[Listed records]
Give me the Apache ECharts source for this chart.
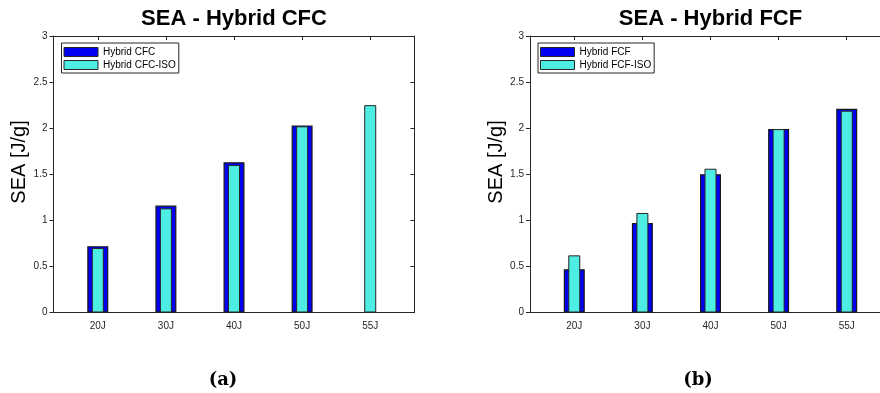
<!DOCTYPE html>
<html>
<head>
<meta charset="utf-8">
<script src="https://cdn.jsdelivr.net/npm/echarts@6/dist/echarts.min.js"></script>
<style>
  html, body { margin: 0; padding: 0; background: #ffffff; }
  #chart { width: 880px; height: 393px; }
</style>
</head>
<body>
<div id="chart"></div>
<script>
// Impact energy levels (x categories)
const categories = ['20J', '30J', '40J', '50J', '55J'];
// Y axis ticks (SEA, J/g)
const yTicks = [0, 0.5, 1, 1.5, 2, 2.5, 3];

// Panel (a): hybrid CFC laminates
const cfcNames = ['Hybrid CFC', 'Hybrid CFC-ISO'];
const cfcValues = [0.72, 1.16, 1.63, 2.03, null];
const cfcIsoValues = [0.70, 1.13, 1.60, 2.02, 2.25];

// Panel (b): hybrid FCF laminates
const fcfNames = ['Hybrid FCF', 'Hybrid FCF-ISO'];
const fcfValues = [0.47, 0.97, 1.50, 1.99, 2.21];
const fcfIsoValues = [0.62, 1.08, 1.56, 1.99, 2.19];

const panels = [
  { title: 'SEA - Hybrid CFC', caption: '(a)', names: cfcNames, wide: cfcValues, narrow: cfcIsoValues, left: 53.5, captionX: 223 },
  { title: 'SEA - Hybrid FCF', caption: '(b)', names: fcfNames, wide: fcfValues, narrow: fcfIsoValues, left: 530, captionX: 698 }
];

const CANVAS_W = 880;
const GRID_TOP = 36, GRID_H = 276.5, GRID_W = 361;
const AXIS_COLOR = '#262626';
const FONT = 'Liberation Sans, Arial, Helvetica, sans-serif';
const tickPositions = categories.map((c, i) => i + 1);
const BLUE = '#0000f2';
const CYAN = '#4eede3';

const grids = [], xAxes = [], yAxes = [], series = [], legends = [], graphics = [];

panels.forEach((p, k) => {
  // the second box runs past the right edge of the canvas, so no bounds clamping
  grids.push({ left: p.left, top: GRID_TOP, width: GRID_W, height: GRID_H, containLabel: false, outerBoundsMode: 'none' });
  const rightEdgeVisible = p.left + GRID_W <= CANVAS_W;

  const xBase = {
    type: 'value', gridIndex: k, min: 0.35, max: 5.65,
    splitLine: { show: false },
    axisLine: { show: true, onZero: false, lineStyle: { color: AXIS_COLOR, width: 1 } },
    axisTick: { show: true, inside: true, length: 4, customValues: tickPositions, lineStyle: { color: AXIS_COLOR } }
  };
  // bottom axis with category labels
  xAxes.push(Object.assign({}, xBase, {
    position: 'bottom',
    axisLabel: {
      show: true, customValues: tickPositions, margin: 9,
      fontFamily: FONT, fontSize: 10, color: '#262626',
      formatter: v => categories[Math.round(v) - 1] || ''
    }
  }));
  // top axis closes the box; also carries the narrow bars
  xAxes.push(Object.assign({}, xBase, {
    position: 'top',
    axisLabel: { show: false }
  }));

  const yBase = {
    type: 'value', gridIndex: k, min: 0, max: 3, interval: 0.5,
    splitLine: { show: false },
    axisLine: { show: true, onZero: false, lineStyle: { color: AXIS_COLOR, width: 1 } }
  };
  yAxes.push(Object.assign({}, yBase, {
    position: 'left',
    axisTick: { show: true, inside: false, length: 4, lineStyle: { color: AXIS_COLOR } },
    axisLabel: {
      show: true, margin: 6, fontFamily: FONT, fontSize: 10, color: '#262626',
      formatter: v => (yTicks.indexOf(v) >= 0 ? String(v) : '')
    }
  }));
  yAxes.push(Object.assign({}, yBase, {
    position: 'right',
    axisLine: { show: rightEdgeVisible, onZero: false, lineStyle: { color: AXIS_COLOR, width: 1 } },
    axisTick: { show: rightEdgeVisible, inside: true, length: 4, lineStyle: { color: AXIS_COLOR } },
    axisLabel: { show: false }
  }));

  series.push({
    name: p.names[0], type: 'bar', xAxisIndex: 2 * k, yAxisIndex: 2 * k,
    barWidth: 21,
    data: p.wide.map((v, i) => [i + 1, v]),
    itemStyle: { color: BLUE, borderColor: '#1a1a1a', borderWidth: 1.2 },
    emphasis: { disabled: true }
  });
  series.push({
    name: p.names[1], type: 'bar', xAxisIndex: 2 * k + 1, yAxisIndex: 2 * k,
    barWidth: 12,
    data: p.narrow.map((v, i) => [i + 1, v]),
    itemStyle: { color: CYAN, borderColor: '#262626', borderWidth: 1 },
    emphasis: { disabled: true }
  });

  legends.push({
    data: p.names, orient: 'vertical',
    left: p.left + 8, top: 43,
    itemWidth: 34, itemHeight: 9, itemGap: 3,
    padding: [4, 3, 3, 2],
    borderColor: '#262626', borderWidth: 1, backgroundColor: '#ffffff',
    icon: 'rect',
    itemStyle: { borderColor: '#262626', borderWidth: 1 },
    textStyle: { fontFamily: FONT, fontSize: 10, color: '#000000' },
    selectedMode: false
  });

  const cx = p.left + GRID_W / 2;
  graphics.push({
    type: 'text', x: cx, y: 19,
    style: { text: p.title, fontFamily: FONT, fontWeight: 'bold', fontSize: 22, fill: '#000000', align: 'center', verticalAlign: 'middle' }
  });
  graphics.push({
    type: 'text', x: p.left - 34, y: 162, rotation: Math.PI / 2,
    style: { text: 'SEA [J/g]', fontFamily: FONT, fontSize: 20, fill: '#000000', align: 'center', verticalAlign: 'middle' }
  });
  graphics.push({
    type: 'text', x: p.captionX, y: 380,
    style: { text: p.caption, fontFamily: 'DejaVu Serif, Liberation Serif, serif', fontWeight: 'bold', fontSize: 18, fill: '#000000', align: 'center', verticalAlign: 'middle' }
  });
});

const chart = echarts.init(document.getElementById('chart'), null, { renderer: 'canvas' });
chart.setOption({
  animation: false,
  backgroundColor: '#ffffff',
  grid: grids,
  xAxis: xAxes,
  yAxis: yAxes,
  legend: legends,
  series: series,
  graphic: graphics
});
</script>
</body>
</html>
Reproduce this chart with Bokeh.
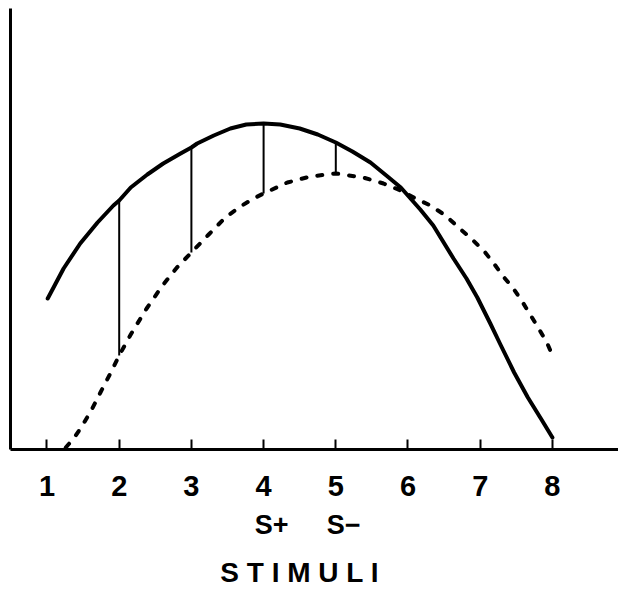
from bokeh.plotting import figure
from bokeh.models import Range1d, LinearAxis, FixedTicker
from bokeh.embed import file_html
from bokeh.resources import INLINE

# Stimulus positions along the generalization dimension
stimuli = [1, 2, 3, 4, 5, 6, 7, 8]
tick_labels = ["1", "2", "3", "4", "5", "6", "7", "8"]
sub_ticks = [4, 5]
sub_labels = ["S+", "S\u2212"]
axis_title = "S T I M U L I"

# Excitatory gradient (solid curve)
solid_x = [1.01, 1.23, 1.46, 1.70, 1.92, 2.0, 2.16, 2.39, 2.61, 2.85, 3.0, 3.08,
           3.31, 3.54, 3.76, 4.0, 4.23, 4.50, 4.75, 5.0, 5.23, 5.48, 5.70, 5.90,
           6.17, 6.35, 6.63, 6.81, 6.96, 7.14, 7.28, 7.47, 7.66, 7.84, 8.0]
solid_y = [15.1, 18.1, 20.6, 22.7, 24.4, 24.9, 26.2, 27.5, 28.6, 29.6, 30.2, 30.6,
           31.4, 32.1, 32.5, 32.6, 32.5, 32.1, 31.5, 30.7, 29.8, 28.7, 27.4, 26.2,
           24.0, 22.4, 19.1, 17.1, 15.2, 12.6, 10.5, 7.7, 5.2, 3.1, 1.2]

# Inhibitory-shifted gradient (dashed curve)
dashed_x = [1.26, 1.38, 1.49, 1.62, 1.74, 1.87, 2.0, 2.16, 2.38, 2.60, 2.80, 3.0,
            3.24, 3.47, 3.68, 3.86, 4.0, 4.33, 4.65, 5.0, 5.38, 5.66, 5.90, 6.08,
            6.31, 6.52, 6.70, 6.89, 7.07, 7.21, 7.32, 7.46, 7.59, 7.70, 7.81, 7.93, 8.0]
dashed_y = [0.2, 1.2, 2.4, 4.0, 5.7, 7.5, 9.4, 11.5, 14.1, 16.4, 18.2, 19.7,
            21.5, 23.2, 24.3, 25.1, 25.6, 26.7, 27.3, 27.6, 27.2, 26.6, 25.9, 25.2,
            24.4, 23.4, 22.2, 21.0, 19.7, 18.4, 17.3, 16.1, 14.7, 13.4, 12.1, 10.6, 9.4]

# Stimuli where the difference between the two gradients is marked
diff_stimuli = [2, 3, 4, 5]
diff_top = [solid_y[solid_x.index(s)] for s in diff_stimuli]
diff_bottom = [dashed_y[dashed_x.index(s)] for s in diff_stimuli]

FONT = "Liberation Sans"
X_START, X_END = 0.4945, 8.9155

p = figure(width=618, height=592, output_backend="svg", toolbar_location=None,
           x_range=Range1d(X_START, X_END), y_range=Range1d(0, 44.1),
           min_border_left=10, min_border_right=0, min_border_top=8,
           min_border_bottom=143, x_axis_location=None, y_axis_location=None)
p.outline_line_color = None
p.grid.visible = False
p.background_fill_color = "white"
p.border_fill_color = "white"

# Vertical axis: bare line
yax = LinearAxis(ticker=FixedTicker(ticks=[]), axis_line_width=3,
                 axis_line_color="black", major_tick_line_color=None,
                 minor_tick_line_color=None, major_label_standoff=0,
                 major_label_text_font_size="0px")
p.add_layout(yax, "left")

# Horizontal axis with stimulus numbers
xax = LinearAxis(ticker=FixedTicker(ticks=stimuli),
                 major_label_overrides=dict(zip(stimuli, tick_labels)),
                 axis_line_width=3, axis_line_color="black",
                 major_tick_in=10, major_tick_out=0, major_tick_line_width=2,
                 major_tick_line_color="black", minor_tick_line_color=None,
                 major_label_standoff=26,
                 major_label_text_font=FONT, major_label_text_font_size="29px",
                 major_label_text_font_style="bold",
                 major_label_text_color="black")
p.add_layout(xax, "below")


def text_row(ticks, labels, size, standoff, range_name="default"):
    """An axis used only to place a row of labels under the stimulus axis."""
    return LinearAxis(x_range_name=range_name, ticker=FixedTicker(ticks=ticks),
                      major_label_overrides=dict(zip(ticks, labels)),
                      axis_line_color=None, major_tick_line_color=None,
                      minor_tick_line_color=None, major_tick_in=0,
                      major_tick_out=0, major_label_standoff=standoff,
                      major_label_text_font=FONT,
                      major_label_text_font_size=size,
                      major_label_text_font_style="bold",
                      major_label_text_color="black")


# Second row naming the reinforced and non-reinforced stimuli (the letter S
# sits under its stimulus number, the sign trails to the right)
p.extra_x_ranges["sub"] = Range1d(X_START - 0.11, X_END - 0.11)
p.add_layout(text_row(sub_ticks, sub_labels, "27px", 11, "sub"), "below")

# Axis title centred under the stimulus range
mid = (stimuli[0] + stimuli[-1]) / 2
p.add_layout(text_row([mid], [axis_title], "28px", 14), "below")

p.segment(x0=diff_stimuli, y0=diff_bottom, x1=diff_stimuli, y1=diff_top,
          line_color="black", line_width=2)
p.line(solid_x, solid_y, line_color="black", line_width=4,
       line_cap="round", line_join="round")
p.line(dashed_x, dashed_y, line_color="black", line_width=4,
       line_dash="5 11", line_cap="round", line_join="round")

open("out.html", "w").write(file_html(p, INLINE))
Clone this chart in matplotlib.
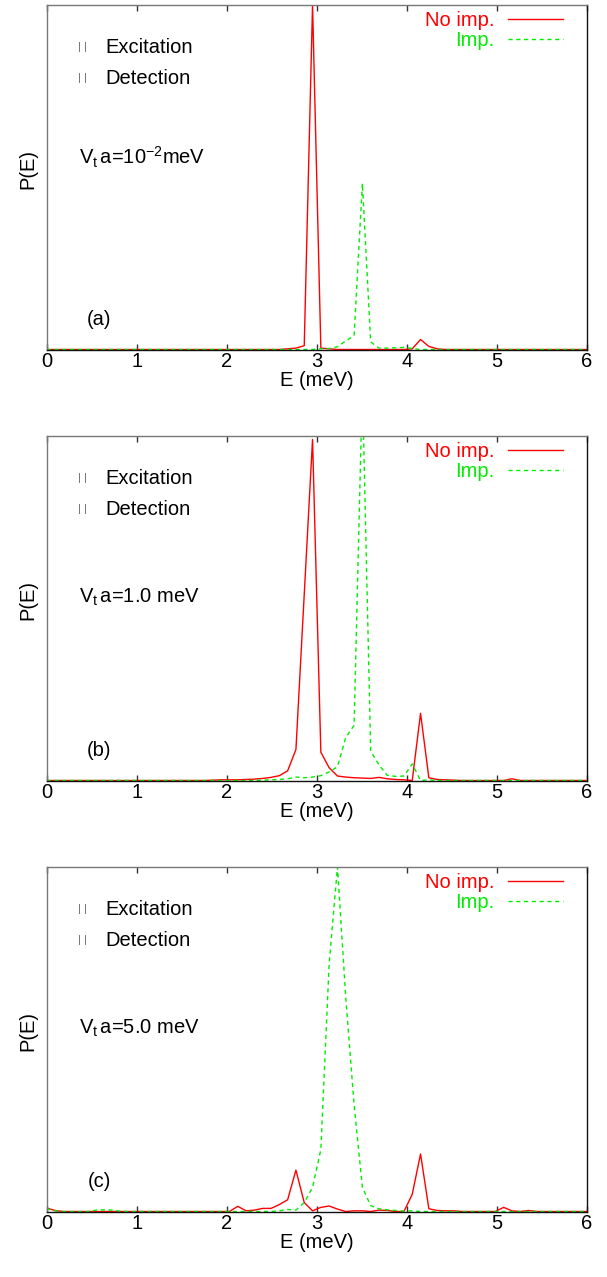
import numpy as np
import matplotlib
matplotlib.use("Agg")
import matplotlib.pyplot as plt

plt.rcParams['font.family'] = ['Liberation Sans', 'DejaVu Sans']
plt.rcParams['mathtext.fontset'] = 'custom'
plt.rcParams['mathtext.rm'] = 'Liberation Sans'
plt.rcParams['mathtext.it'] = 'Liberation Sans:italic'
plt.rcParams['mathtext.default'] = 'regular'

# energy sampling grid (meV)
E = np.linspace(0.0, 6.0, 66)

def series(pairs):
    y = np.zeros(len(E))
    for k, v in pairs.items():
        y[k] = v
    return y

# ---- panel (a): V_t a = 1e-2 meV
no_imp_a = series({29: 0.002, 30: 0.004, 31: 0.011, 32: 1.0, 33: 0.004, 34: 0.002,
                   44: 0.002, 45: 0.029, 46: 0.009, 47: 0.002})
imp_a = series({33: 0.002, 34: 0.003, 35: 0.008, 36: 0.025, 37: 0.04, 38: 0.482,
                39: 0.022, 40: 0.004, 41: 0.004, 42: 0.005, 43: 0.006, 44: 0.003})

# ---- panel (b): V_t a = 1.0 meV
no_imp_b = series({20: 0.001, 21: 0.002, 22: 0.002, 23: 0.002, 24: 0.003, 25: 0.004,
                   26: 0.006, 27: 0.009, 28: 0.014, 29: 0.028, 30: 0.09, 31: 0.54,
                   32: 0.99, 33: 0.082, 34: 0.037, 35: 0.013, 36: 0.01, 37: 0.008,
                   38: 0.007, 39: 0.006, 40: 0.009, 41: 0.005, 42: 0.003, 43: 0.002,
                   44: 0.0, 45: 0.195, 46: 0.008, 47: 0.003, 48: 0.002, 49: 0.001,
                   56: 0.005})
imp_b = series({26: 0.001, 27: 0.002, 28: 0.003, 29: 0.005, 30: 0.01, 31: 0.008,
                32: 0.01, 33: 0.014, 34: 0.025, 35: 0.04, 36: 0.125, 37: 0.16,
                38: 1.15, 39: 0.085, 40: 0.045, 41: 0.015, 42: 0.012, 43: 0.013,
                44: 0.048, 45: 0.0, 46: 0.002})

# ---- panel (c): V_t a = 5.0 meV
no_imp_c = series({0: 0.01, 1: 0.003, 23: 0.015, 24: 0.002, 25: 0.004, 26: 0.009,
                   27: 0.009, 28: 0.02, 29: 0.034, 30: 0.12, 31: 0.026, 32: 0.002,
                   33: 0.012, 34: 0.016, 35: 0.007, 37: 0.002, 38: 0.002, 40: 0.004,
                   41: 0.003, 44: 0.05, 45: 0.167, 46: 0.008, 47: 0.003, 48: 0.002,
                   49: 0.002, 55: 0.012, 56: 0.002, 58: 0.003})
imp_c = series({0: 0.008, 1: 0.002, 6: 0.004, 7: 0.005, 8: 0.004, 28: 0.002, 29: 0.006,
                30: 0.004, 31: 0.026, 32: 0.07, 33: 0.18, 34: 0.72, 35: 1.0,
                36: 0.62, 37: 0.31, 38: 0.07, 39: 0.017, 40: 0.008, 41: 0.005,
                42: 0.003, 43: 0.001, 44: 0.002})

panels = [
    (no_imp_a, imp_a, r"V$_\mathrm{t}\,$a=10$^{-2}$meV", "(a)", 0.536),
    (no_imp_b, imp_b, r"V$_\mathrm{t}\,$a=1.0 meV", "(b)", 0.515),
    (no_imp_c, imp_c, r"V$_\mathrm{t}\,$a=5.0 meV", "(c)", 0.515),
]
xticks = [0, 1, 2, 3, 4, 5, 6]

W, H = 607, 1277
fig = plt.figure(figsize=(W / 100, H / 100), dpi=100)
FS = 14.5
left_px, width_px, height_px = 46.7, 540.0, 344.5
tops_px = [5.0, 436.0, 867.0]

for (red, green, vlabel, tag, vy), top in zip(panels, tops_px):
    ax = fig.add_axes([left_px / W, 1 - (top + height_px) / H, width_px / W, height_px / H])
    ax.plot(E, red, color='#ff0000', lw=1.0, label='No imp.', clip_on=True)
    ax.plot(E, green, color='#00ee00', lw=1.0, dashes=(3, 2.6), label='Imp.', clip_on=True)
    ax.set_xlim(0, 6)
    ax.set_ylim(0, 1.0)
    ax.set_xticks(xticks)
    ax.set_xticklabels([str(t) for t in xticks], fontsize=FS)
    ax.set_yticks([])
    ax.tick_params(axis='x', direction='in', top=True, length=4, width=1, pad=2, color='#333333')
    ax.set_xlabel('E (meV)', fontsize=FS, labelpad=0)
    ax.set_ylabel('P(E)', fontsize=FS)
    ax.yaxis.set_label_coords(-0.017, 0.525)
    for s in ['left', 'top']:
        ax.spines[s].set_color('#777777')
    for s in ['right', 'bottom']:
        ax.spines[s].set_color('#111111')
    for s in ax.spines.values():
        s.set_linewidth(1.0)

    leg = ax.legend(loc='upper right', bbox_to_anchor=(0.956, 0.982), frameon=False,
                    fontsize=FS, markerfirst=False, labelcolor='linecolor',
                    handlelength=2.75, handletextpad=0.65, labelspacing=0.05,
                    borderpad=0.0, borderaxespad=0.0, alignment='right')

    for ty, txt in [(0.878, 'Excitation'), (0.788, 'Detection')]:
        ax.text(0.066, ty, '| |', transform=ax.transAxes, fontsize=8, color='#666666',
                ha='center', va='center')
        ax.text(0.108, ty, txt, transform=ax.transAxes, fontsize=FS, ha='left', va='center')
    ax.text(0.060, vy, vlabel, transform=ax.transAxes, fontsize=FS, ha='left', va='baseline')
    ax.text(0.097, 0.087, tag, transform=ax.transAxes, fontsize=FS, ha='center', va='center')

fig.savefig('out.png', dpi=100)
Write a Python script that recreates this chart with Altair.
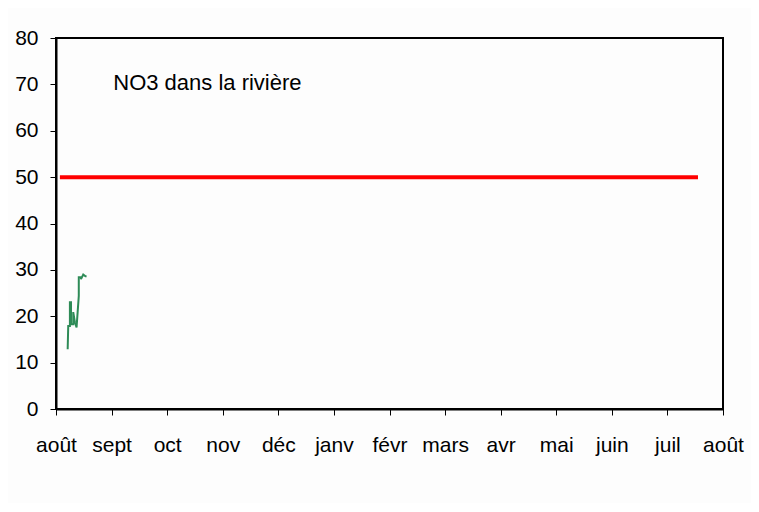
import altair as alt
import pandas as pd

months = ["août", "sept", "oct", "nov", "déc", "janv", "févr", "mars", "avr", "mai", "juin", "juil", "août"]
month_pos = list(range(len(months)))

# NO3 measurements (x in months from start of August, mg/L)
no3_x = [0.21, 0.22, 0.25, 0.25, 0.27, 0.27, 0.31, 0.31, 0.34, 0.37, 0.37, 0.41, 0.41, 0.45, 0.45, 0.49, 0.53, 0.55]
no3_y = [12.9, 17.9, 17.9, 23.0, 23.0, 18.3, 18.3, 20.9, 18.7, 17.6, 17.6, 24.4, 28.4, 28.4, 28.0, 29.0, 28.6, 28.6]

limit_x = [0.07, 11.55]
limit_y = [50, 50]

label_text = ["NO3 dans la rivière"]
label_x = [1.03]
label_y = [70.3]

df_no3 = pd.DataFrame({"x": no3_x, "y": no3_y, "order": list(range(len(no3_x)))})
df_lim = pd.DataFrame({"x": limit_x, "y": limit_y})
df_lab = pd.DataFrame({"x": label_x, "y": label_y, "t": label_text})

label_expr = "[" + ",".join(f"'{m}'" for m in months) + "][datum.value]"

x_scale = alt.Scale(domain=[0, 12], nice=False, zero=False)
y_scale = alt.Scale(domain=[0, 80], nice=False)

x_axis = alt.Axis(values=month_pos, labelExpr=label_expr, title=None, grid=False,
                  domainColor="black", domainWidth=2, tickColor="black", tickSize=6,
                  labelFont="Liberation Sans", labelFontSize=21, labelColor="black",
                  labelPadding=19, labelOverlap=False, labelFlush=False)
y_axis = alt.Axis(values=list(range(0, 81, 10)), title=None, grid=False,
                  domainColor="black", domainWidth=2, tickColor="black", tickSize=6,
                  labelFont="Liberation Sans", labelFontSize=21, labelColor="black",
                  labelPadding=12)

lim = alt.Chart(df_lim).mark_line(color="#ff0000", strokeWidth=4).encode(
    x=alt.X("x:Q", scale=x_scale, axis=x_axis),
    y=alt.Y("y:Q", scale=y_scale, axis=y_axis),
)

no3 = alt.Chart(df_no3).mark_line(color="#2e8b57", strokeWidth=2).encode(
    x=alt.X("x:Q", scale=x_scale),
    y=alt.Y("y:Q", scale=y_scale),
    order="order:Q",
)

txt = alt.Chart(df_lab).mark_text(align="left", baseline="middle", font="Liberation Sans",
                                  fontSize=22, color="black").encode(
    x=alt.X("x:Q", scale=x_scale),
    y=alt.Y("y:Q", scale=y_scale),
    text="t:N",
)

chart = alt.layer(lim, no3, txt).properties(
    width=667, height=371,
    autosize=alt.AutoSizeParams(type="none"),
    padding={"left": 48, "top": 30, "right": 28, "bottom": 94},
    background="#fdfdfd",
).configure_view(stroke="black", strokeWidth=2)

chart.save("out.html", embed_options={"renderer": "svg", "actions": False})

[What is needed] In the lines above, locate the string "matplotlib". Copy every line where it occurs.

[Result of the exercise]
Clone this chart in matplotlib.
import matplotlib
matplotlib.use("Agg")
import matplotlib.pyplot as plt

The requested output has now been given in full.